> _INSTRUCTIONS FOR THE TASK_
For each line that holds "with", copy the line out.

> _PROVIDED RECORDS_
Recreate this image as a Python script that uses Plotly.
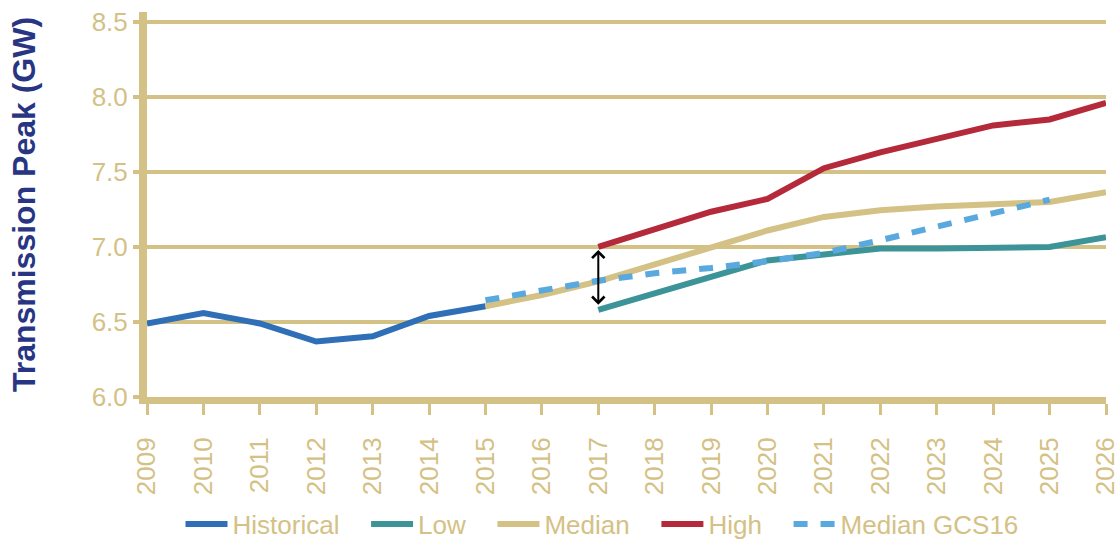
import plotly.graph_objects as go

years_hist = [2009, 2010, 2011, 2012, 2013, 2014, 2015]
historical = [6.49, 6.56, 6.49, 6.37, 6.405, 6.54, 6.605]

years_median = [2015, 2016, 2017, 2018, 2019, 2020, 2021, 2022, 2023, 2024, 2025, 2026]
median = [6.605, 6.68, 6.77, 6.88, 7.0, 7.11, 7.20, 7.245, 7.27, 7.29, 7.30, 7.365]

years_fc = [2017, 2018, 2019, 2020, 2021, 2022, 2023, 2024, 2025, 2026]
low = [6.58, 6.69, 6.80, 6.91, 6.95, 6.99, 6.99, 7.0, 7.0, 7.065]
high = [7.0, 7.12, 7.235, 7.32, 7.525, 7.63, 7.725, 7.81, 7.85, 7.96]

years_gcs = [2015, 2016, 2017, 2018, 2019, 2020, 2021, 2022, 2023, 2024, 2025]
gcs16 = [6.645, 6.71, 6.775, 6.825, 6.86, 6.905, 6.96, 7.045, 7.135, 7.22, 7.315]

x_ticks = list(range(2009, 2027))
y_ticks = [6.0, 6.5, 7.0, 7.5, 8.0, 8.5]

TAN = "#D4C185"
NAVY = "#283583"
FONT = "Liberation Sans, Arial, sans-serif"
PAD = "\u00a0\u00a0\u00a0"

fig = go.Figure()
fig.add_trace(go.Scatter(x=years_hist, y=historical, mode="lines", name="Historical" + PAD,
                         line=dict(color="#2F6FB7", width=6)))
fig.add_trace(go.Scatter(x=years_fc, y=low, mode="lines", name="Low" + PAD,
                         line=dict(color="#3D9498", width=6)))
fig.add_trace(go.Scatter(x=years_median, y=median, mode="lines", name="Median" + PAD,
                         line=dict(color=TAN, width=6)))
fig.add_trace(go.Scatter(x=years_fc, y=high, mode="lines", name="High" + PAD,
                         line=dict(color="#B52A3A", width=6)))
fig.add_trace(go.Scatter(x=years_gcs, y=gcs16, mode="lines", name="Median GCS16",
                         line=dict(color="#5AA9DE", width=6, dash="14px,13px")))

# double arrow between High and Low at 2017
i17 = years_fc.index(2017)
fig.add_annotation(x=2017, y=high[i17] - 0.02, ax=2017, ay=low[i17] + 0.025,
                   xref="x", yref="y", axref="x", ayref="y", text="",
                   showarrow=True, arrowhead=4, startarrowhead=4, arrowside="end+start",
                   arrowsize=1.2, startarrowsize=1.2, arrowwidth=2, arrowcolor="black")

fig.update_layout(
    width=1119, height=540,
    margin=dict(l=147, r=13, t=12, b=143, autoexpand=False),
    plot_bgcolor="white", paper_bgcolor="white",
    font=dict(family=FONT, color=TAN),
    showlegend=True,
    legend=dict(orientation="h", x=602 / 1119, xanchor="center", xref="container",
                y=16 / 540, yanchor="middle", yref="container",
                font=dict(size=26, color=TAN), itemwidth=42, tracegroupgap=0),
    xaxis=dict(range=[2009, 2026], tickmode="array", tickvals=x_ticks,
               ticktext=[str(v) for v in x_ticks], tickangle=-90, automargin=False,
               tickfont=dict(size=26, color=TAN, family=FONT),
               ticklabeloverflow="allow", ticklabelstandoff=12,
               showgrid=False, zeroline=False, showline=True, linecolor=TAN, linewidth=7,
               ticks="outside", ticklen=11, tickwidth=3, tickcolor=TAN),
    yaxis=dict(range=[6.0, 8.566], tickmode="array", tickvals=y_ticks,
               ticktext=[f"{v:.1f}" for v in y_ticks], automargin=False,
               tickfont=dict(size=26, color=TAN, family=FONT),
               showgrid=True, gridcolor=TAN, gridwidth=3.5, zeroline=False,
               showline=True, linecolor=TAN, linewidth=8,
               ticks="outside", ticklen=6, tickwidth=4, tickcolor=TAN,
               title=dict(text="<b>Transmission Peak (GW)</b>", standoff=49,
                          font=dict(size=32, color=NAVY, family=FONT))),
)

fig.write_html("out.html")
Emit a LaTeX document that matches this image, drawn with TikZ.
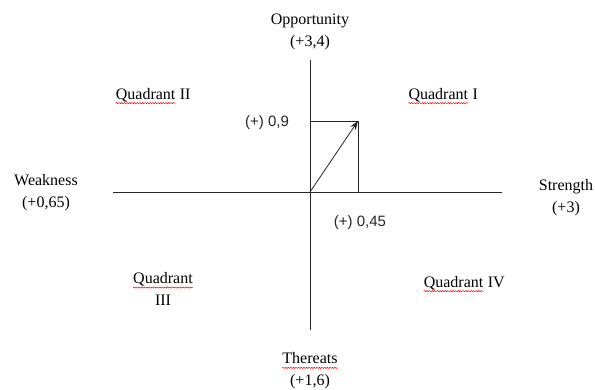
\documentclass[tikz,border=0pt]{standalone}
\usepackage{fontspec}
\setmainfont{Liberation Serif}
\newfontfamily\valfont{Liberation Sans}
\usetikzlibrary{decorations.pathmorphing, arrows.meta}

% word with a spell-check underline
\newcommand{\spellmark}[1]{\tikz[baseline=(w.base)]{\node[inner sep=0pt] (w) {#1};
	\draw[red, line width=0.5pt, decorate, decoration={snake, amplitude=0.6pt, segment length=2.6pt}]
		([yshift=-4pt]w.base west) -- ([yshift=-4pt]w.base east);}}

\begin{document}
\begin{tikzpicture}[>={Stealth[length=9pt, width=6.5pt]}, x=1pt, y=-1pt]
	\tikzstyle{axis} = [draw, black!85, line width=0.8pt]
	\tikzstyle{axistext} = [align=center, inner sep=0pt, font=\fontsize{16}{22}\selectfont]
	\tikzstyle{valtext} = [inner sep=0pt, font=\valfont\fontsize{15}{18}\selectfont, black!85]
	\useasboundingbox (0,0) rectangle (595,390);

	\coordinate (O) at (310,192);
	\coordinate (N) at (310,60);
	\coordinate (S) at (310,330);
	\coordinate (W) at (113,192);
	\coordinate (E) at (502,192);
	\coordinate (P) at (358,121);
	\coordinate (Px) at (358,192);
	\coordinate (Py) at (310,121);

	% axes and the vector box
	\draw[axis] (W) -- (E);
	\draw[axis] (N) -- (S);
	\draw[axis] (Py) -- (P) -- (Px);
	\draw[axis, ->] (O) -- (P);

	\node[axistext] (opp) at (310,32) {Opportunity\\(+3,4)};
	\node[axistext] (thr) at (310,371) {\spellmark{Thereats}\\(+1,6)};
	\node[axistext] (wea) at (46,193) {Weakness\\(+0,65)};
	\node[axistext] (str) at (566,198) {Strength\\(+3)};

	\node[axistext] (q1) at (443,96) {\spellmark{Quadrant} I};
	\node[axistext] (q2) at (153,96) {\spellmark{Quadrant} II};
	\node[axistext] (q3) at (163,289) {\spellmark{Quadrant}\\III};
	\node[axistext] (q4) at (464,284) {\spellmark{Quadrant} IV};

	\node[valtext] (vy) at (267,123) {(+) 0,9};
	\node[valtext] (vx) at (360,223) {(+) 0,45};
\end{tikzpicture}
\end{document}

> _TASK OUTPUT_
Emit a LaTeX document that matches this image, drawn with TikZ.
% word with a spell-check underline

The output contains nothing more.